For a 55g, I would run two 305 equivalent. One 305 will probably get by. When it comes to filtration, I like to double or quadruple if I have the cash and extra filter.
I ran two XP3 on a 55g before. Less maintenance and as some may like also only 50% of the media get cleaned at a time.

A used 305 is not that much more $ than a power head any way


----------



## 2wheelsx2 (Apr 21, 2010)

gklaw said:


> A used 305 is not that much more $ than a power head any way


I'm pretty sure used HK's will be next to free once a few members I know get some Tunze.


----------



## 6.0DSLPWR (Jun 6, 2010)

I like the idea of running two filters and I would like to upgrade from my 305. I am most likely going to get two 2071 or two 2073 and run those. Theres nothing wrong with my 305 I just have the money and want to upgrade to something a little better/nicer.


----------



## 2wheelsx2 (Apr 21, 2010)

I'd go for the 2x2073's then. Same pump as the 2075 with just one less media basket. Having 2 of the same makes keeping spare parts more efficient too.


----------



## Fish rookie (May 21, 2012)

Since we are talking about filter have you guys tried those Sun sun on ebay that comes with a UV? How about getting 2 of those?
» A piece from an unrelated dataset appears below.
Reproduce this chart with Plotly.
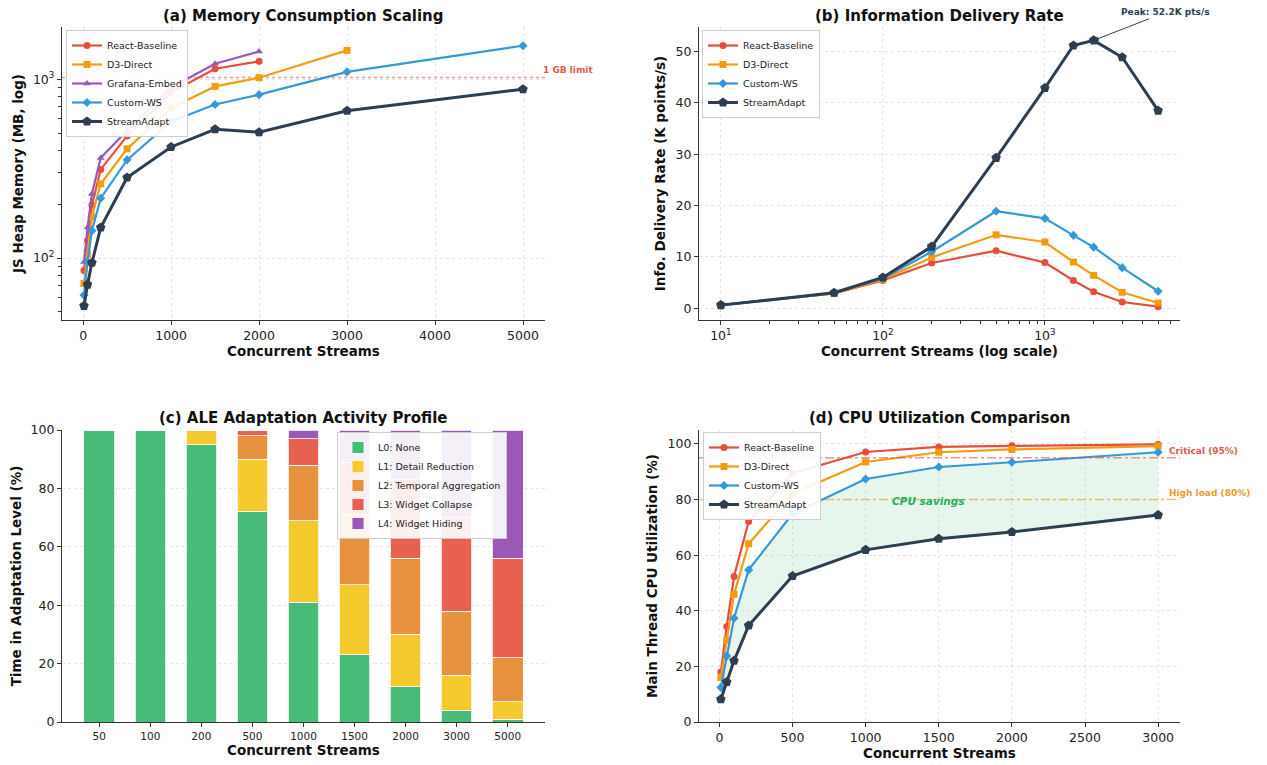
import plotly.graph_objects as go
import numpy as np

# ---------------- data ----------------
streams_a = [10, 50, 100, 200, 500, 1000, 1500, 2000, 3000, 5000]
mem_react = [85, 125, 198, 313, 482, 845, 1145, 1260]          # up to 2000
mem_d3 = [72, 105, 170, 260, 408, 690, 912, 1020, 1450]        # up to 3000
mem_grafana = [95, 148, 228, 363, 517, 900, 1220, 1430]        # up to 2000
mem_custom = [62, 95, 142, 216, 354, 580, 722, 820, 1100, 1540]
mem_stream = [54, 71, 94, 148, 282, 418, 525, 505, 667, 880]

streams_b = [10, 50, 100, 200, 500, 1000, 1500, 2000, 3000, 5000]
rate_react = [0.6, 2.9, 5.4, 8.8, 11.2, 8.9, 5.4, 3.2, 1.2, 0.3]
rate_d3 = [0.6, 2.9, 5.6, 9.9, 14.3, 12.9, 9.0, 6.4, 3.1, 1.0]
rate_custom = [0.6, 3.0, 5.8, 11.0, 18.9, 17.5, 14.2, 11.9, 7.9, 3.3]
rate_stream = [0.6, 3.0, 6.0, 12.0, 29.3, 42.9, 51.2, 52.2, 48.9, 38.5]

ale_cats = ["50", "100", "200", "500", "1000", "1500", "2000", "3000", "5000"]
ale_L0 = [100, 100, 95, 72, 41, 23, 12, 4, 1]
ale_L1 = [0, 0, 5, 18, 28, 24, 18, 12, 6]
ale_L2 = [0, 0, 0, 8, 19, 24, 26, 22, 15]
ale_L3 = [0, 0, 0, 2, 9, 18, 27, 32, 34]
ale_L4 = [0, 0, 0, 0, 3, 11, 17, 30, 44]
ale_names = ["L0: None", "L1: Detail Reduction", "L2: Temporal Aggregation",
             "L3: Widget Collapse", "L4: Widget Hiding"]

streams_d = [10, 50, 100, 200, 500, 1000, 1500, 2000, 3000]
cpu_react = [18.0, 34.3, 52.3, 72.1, 89.5, 97.1, 98.9, 99.3, 99.8]
cpu_d3 = [16.0, 29.4, 45.9, 64.1, 82.1, 93.5, 97.0, 98.0, 99.2]
cpu_custom = [12.4, 23.7, 37.3, 54.7, 74.9, 87.4, 91.7, 93.4, 97.0]
cpu_stream = [8.2, 14.4, 22.0, 34.7, 52.5, 61.9, 65.9, 68.3, 74.4]

critical_level = 95
high_level = 80
mem_limit = 1024

# ---------------- styles ----------------
C = {"React-Baseline": "#e74c3c", "D3-Direct": "#f39c12", "Grafana-Embed": "#9b59b6",
     "Custom-WS": "#3498db", "StreamAdapt": "#2c3e50"}
SYM = {"React-Baseline": "circle", "D3-Direct": "square", "Grafana-Embed": "triangle-up",
       "Custom-WS": "diamond", "StreamAdapt": "pentagon"}
ALE_COLORS = ["#48bb78", "#f4ca2f", "#e8913e", "#e8604f", "#9b59b6"]
FONT = "DejaVu Sans"

W, H = 1267, 765
OFF = 8  # page body margin offset
def px(x): return (x - OFF) / W
def py(y): return 1 - (y - OFF) / H

col1 = [px(62), px(545)]
col2 = [px(699), px(1180)]
row1 = [py(320), py(27)]
row2 = [py(722), py(430)]

fig = go.Figure()

def line_trace(x, y, name, xa, ya, legend, showlegend=True):
    big = name == "StreamAdapt"
    return go.Scatter(x=x, y=y, name=name, mode="lines+markers",
                      line=dict(color=C[name], width=3 if big else 2.2),
                      marker=dict(symbol=SYM[name], size=10 if big else 7, color=C[name]),
                      xaxis=xa, yaxis=ya, legend=legend, showlegend=showlegend)

# (a)
fig.add_trace(line_trace(streams_a[:len(mem_react)], mem_react, "React-Baseline", "x", "y", "legend"))
fig.add_trace(line_trace(streams_a[:len(mem_d3)], mem_d3, "D3-Direct", "x", "y", "legend"))
fig.add_trace(line_trace(streams_a[:len(mem_grafana)], mem_grafana, "Grafana-Embed", "x", "y", "legend"))
fig.add_trace(line_trace(streams_a, mem_custom, "Custom-WS", "x", "y", "legend"))
fig.add_trace(line_trace(streams_a, mem_stream, "StreamAdapt", "x", "y", "legend"))

# (b)
fig.add_trace(line_trace(streams_b, rate_react, "React-Baseline", "x2", "y2", "legend2"))
fig.add_trace(line_trace(streams_b, rate_d3, "D3-Direct", "x2", "y2", "legend2"))
fig.add_trace(line_trace(streams_b, rate_custom, "Custom-WS", "x2", "y2", "legend2"))
fig.add_trace(line_trace(streams_b, rate_stream, "StreamAdapt", "x2", "y2", "legend2"))

# (c)
for vals, nm, col in zip([ale_L0, ale_L1, ale_L2, ale_L3, ale_L4], ale_names, ALE_COLORS):
    fig.add_trace(go.Bar(x=list(range(len(ale_cats))), y=vals, name=nm, width=0.6,
                         marker=dict(color=col, line=dict(color="white", width=0.8)),
                         xaxis="x3", yaxis="y3", legend="legend3"))
fig.update_layout(barmode="stack", bargap=0.4)

# (d) fill between
fig.add_trace(go.Scatter(x=streams_d, y=cpu_custom, mode="lines", line=dict(width=0, color="rgba(0,0,0,0)"),
                         xaxis="x4", yaxis="y4", showlegend=False, hoverinfo="skip"))
fig.add_trace(go.Scatter(x=streams_d, y=cpu_stream, mode="lines", line=dict(width=0, color="rgba(0,0,0,0)"),
                         fill="tonexty", fillcolor="rgba(46,180,100,0.12)",
                         xaxis="x4", yaxis="y4", showlegend=False, hoverinfo="skip"))
fig.add_trace(line_trace(streams_d, cpu_react, "React-Baseline", "x4", "y4", "legend4"))
fig.add_trace(line_trace(streams_d, cpu_d3, "D3-Direct", "x4", "y4", "legend4"))
fig.add_trace(line_trace(streams_d, cpu_custom, "Custom-WS", "x4", "y4", "legend4"))
fig.add_trace(line_trace(streams_d, cpu_stream, "StreamAdapt", "x4", "y4", "legend4"))

# ---------------- axes ----------------
axis_common = dict(showline=True, linecolor="#333", linewidth=1.2, ticks="outside", ticklen=4,
                   tickcolor="#333", tickfont=dict(family=FONT, size=12.5, color="#222"),
                   gridcolor="rgba(0,0,0,0.10)", griddash="3px,3px", gridwidth=0.8, zeroline=False,
                   mirror=False, automargin=False)
title_font = dict(family=FONT, size=13.5, color="#111", weight="bold")

fig.update_layout(
    xaxis=dict(domain=col1, anchor="y", range=[-240, 5250], tickvals=[0, 1000, 2000, 3000, 4000, 5000],
               title=dict(text="Concurrent Streams", font=title_font, standoff=4), **axis_common),
    yaxis=dict(domain=row1, anchor="x", type="log", range=[np.log10(45), np.log10(1960)],
               tickvals=[100, 1000], ticktext=["10<sup>2</sup>", "10<sup>3</sup>"],
               minor=dict(tickvals=[50, 60, 70, 80, 90, 200, 300, 400, 500, 600, 700, 800, 900],
                          ticks="outside", ticklen=2.5, tickcolor="#333", showgrid=False),
               title=dict(text="JS Heap Memory (MB, log)", font=title_font, standoff=6), **axis_common),
    xaxis2=dict(domain=col2, anchor="y2", type="log", range=[0.865, 3.834],
                tickvals=[10, 100, 1000], ticktext=["10<sup>1</sup>", "10<sup>2</sup>", "10<sup>3</sup>"],
                minor=dict(tickvals=[20, 30, 40, 50, 60, 70, 80, 90, 200, 300, 400, 500, 600, 700, 800, 900,
                                     2000, 3000, 4000, 5000, 6000],
                           ticks="outside", ticklen=2.5, tickcolor="#333", showgrid=False),
                title=dict(text="Concurrent Streams (log scale)", font=title_font, standoff=4), **axis_common),
    yaxis2=dict(domain=row1, anchor="x2", range=[-2.3, 54.8], tickvals=[0, 10, 20, 30, 40, 50],
                title=dict(text="Info. Delivery Rate (K points/s)", font=title_font, standoff=6), **axis_common),
    xaxis3=dict(domain=col1, anchor="y3", range=[-0.73, 8.73], tickvals=list(range(len(ale_cats))),
                ticktext=ale_cats, showgrid=False,
                title=dict(text="Concurrent Streams", font=title_font, standoff=2),
                **{k: v for k, v in axis_common.items() if k not in ("tickfont",)},
                tickfont=dict(family=FONT, size=10.5, color="#222")),
    yaxis3=dict(domain=row2, anchor="x3", range=[0, 100], tickvals=[0, 20, 40, 60, 80, 100],
                title=dict(text="Time in Adaptation Level (%)", font=title_font, standoff=6), **axis_common),
    xaxis4=dict(domain=col2, anchor="y4", range=[-139.5, 3149.5], tickvals=[0, 500, 1000, 1500, 2000, 2500, 3000],
                title=dict(text="Concurrent Streams", font=title_font, standoff=4), **axis_common),
    yaxis4=dict(domain=row2, anchor="x4", range=[0, 105], tickvals=[0, 20, 40, 60, 80, 100],
                title=dict(text="Main Thread CPU Utilization (%)", font=title_font, standoff=6), **axis_common),
)

legend_common = dict(bgcolor="rgba(255,255,255,0.9)", bordercolor="#cccccc", borderwidth=1,
                     font=dict(family=FONT, size=9.5, color="#222"), xanchor="left", yanchor="top",
                     tracegroupgap=0, itemwidth=30, traceorder="normal")
fig.update_layout(
    legend=dict(x=px(66), y=py(30), **legend_common),
    legend2=dict(x=px(702), y=py(30), **legend_common),
    legend3=dict(x=px(507), y=py(432), **{**legend_common, "xanchor": "right"}),
    legend4=dict(x=px(703), y=py(432), **legend_common),
)

# reference lines
fig.add_shape(type="line", xref="x domain", yref="y", x0=0, x1=1, y0=mem_limit, y1=mem_limit,
              line=dict(color="rgba(231,76,60,0.55)", width=1.5, dash="dot"), layer="below")
fig.add_shape(type="line", xref="x4 domain", yref="y4", x0=0, x1=1, y0=critical_level, y1=critical_level,
              line=dict(color="rgba(231,76,60,0.6)", width=1.5, dash="dashdot"))
fig.add_shape(type="line", xref="x4 domain", yref="y4", x0=0, x1=1, y0=high_level, y1=high_level,
              line=dict(color="rgba(243,156,18,0.6)", width=1.5, dash="dashdot"))

ann_font = dict(family=FONT, size=9, weight="bold")
title_ann_font = dict(family=FONT, size=15, color="#111", weight="bold")
annotations = [
    dict(text="(a) Memory Consumption Scaling", x=(col1[0] + col1[1]) / 2, y=py(16), xref="paper", yref="paper",
         xanchor="center", yanchor="middle", showarrow=False, font=title_ann_font),
    dict(text="(b) Information Delivery Rate", x=(col2[0] + col2[1]) / 2, y=py(16), xref="paper", yref="paper",
         xanchor="center", yanchor="middle", showarrow=False, font=title_ann_font),
    dict(text="(c) ALE Adaptation Activity Profile", x=(col1[0] + col1[1]) / 2, y=py(418), xref="paper", yref="paper",
         xanchor="center", yanchor="middle", showarrow=False, font=title_ann_font),
    dict(text="(d) CPU Utilization Comparison", x=(col2[0] + col2[1]) / 2, y=py(418), xref="paper", yref="paper",
         xanchor="center", yanchor="middle", showarrow=False, font=title_ann_font),
    dict(text="1 GB limit", x=5200, y=np.log10(mem_limit), xref="x", yref="y", xanchor="left", yanchor="bottom",
         showarrow=False, font=dict(color="#e05a4c", **ann_font)),
    dict(text="Peak: 52.2K pts/s", x=np.log10(2000), y=52.2, xref="x2", yref="y2", ax=72, ay=-28,
         showarrow=True, arrowhead=2, arrowsize=1, arrowwidth=1, arrowcolor="#2c3e50",
         font=dict(color="#2c3e50", **ann_font)),
    dict(text="Critical (95%)", x=3060, y=critical_level + 2.5, xref="x4", yref="y4", xanchor="left",
         showarrow=False, font=dict(color="#e05a4c", **ann_font)),
    dict(text="High load (80%)", x=3060, y=high_level + 2.5, xref="x4", yref="y4", xanchor="left",
         showarrow=False, font=dict(color="#ef9a2a", **ann_font)),
    dict(text="<i>CPU savings</i>", x=1430, y=79.3, xref="x4", yref="y4",
         showarrow=False, font=dict(color="#27ae60", family=FONT, size=10.5, weight="bold")),
]
fig.update_layout(annotations=annotations)

fig.update_layout(width=W, height=H, margin=dict(l=0, r=0, t=0, b=0),
                  plot_bgcolor="white", paper_bgcolor="white", font=dict(family=FONT))

fig.write_html("out.html")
These sun sun are prettry cheap. Are they any good?


----------



## pf983 (Dec 6, 2011)

I have an "ebay special". It is branded as Aquatop, rather than SunSun. My "ebay special" runs almost sliently, and is quieter than my Eheim 2234. They both are rated for 60g tank. The only con I have with the filter is the media. The bio rings, that came with the filter, are very smooth and seem more like pre-filter media. I replaced them with 2 Biomax for Aquaclear 110.


----------



## Fish rookie (May 21, 2012)

So they are fine as long as you buy some nice media? 
Did you get the one with the built in UV, they are under $100, are they?
Think if you get 2 of those you will have mor ethan enough for a 55 galoon for sure, and it is much cheaper.


----------



## pf983 (Dec 6, 2011)

My ebay special doesn't have UV and it was under $100 (can't remember the exact amount); but I got the Eheim when it was on sale at Petsmart US for about the same $.

If you are not in a hurry watch out for deals on Eheim.


----------